We commend the WHO and Member States for the 2017 release of two landmark reports: one on the prevalence of substandard and falsified medicines and one on their socioeconomic and public health impact. These have generated greater awareness of the scope and scale of the problem, and the threat undermining progress across many areas of global health. We congratulate the Director General for his leadership on this issue; we are inspired by the heads of State from the African member states who have elevated this issue to the highest levels.
As a committed partner to the Member State mechanism, USP serves as a technical resource to the Working Group of Activity C, improving Member States’ understanding of detection technologies. Through the Promoting the Quality of Medicines program supported by USAID, USP shares field reports with the Global Surveillance and Monitoring System and supports regulatory agencies to strengthen quality assurance systems.

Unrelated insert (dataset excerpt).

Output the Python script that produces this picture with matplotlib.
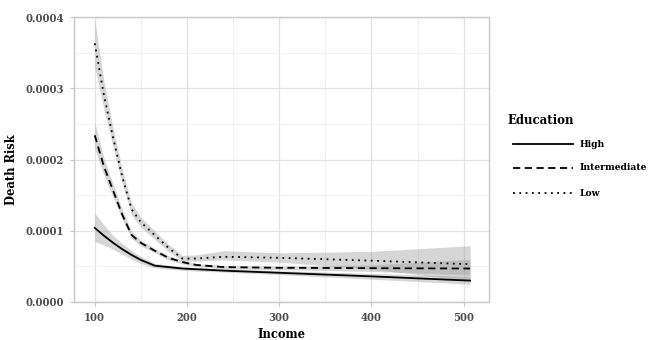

We believe that it is time for the Member State Mechanism to widen the tent. As a partner of the Medicines We Can Trust campaign, a global movement to raise awareness of the importance of medicines quality and the impact poor-quality medicines have on people’s lives, we welcome the opportunity to collaborate in Activities D, E and F. With the active engagement of scientists, practitioners, patients and consumers, supporting the work of regulators and public health advocates, we can stem the tide of SF medicines.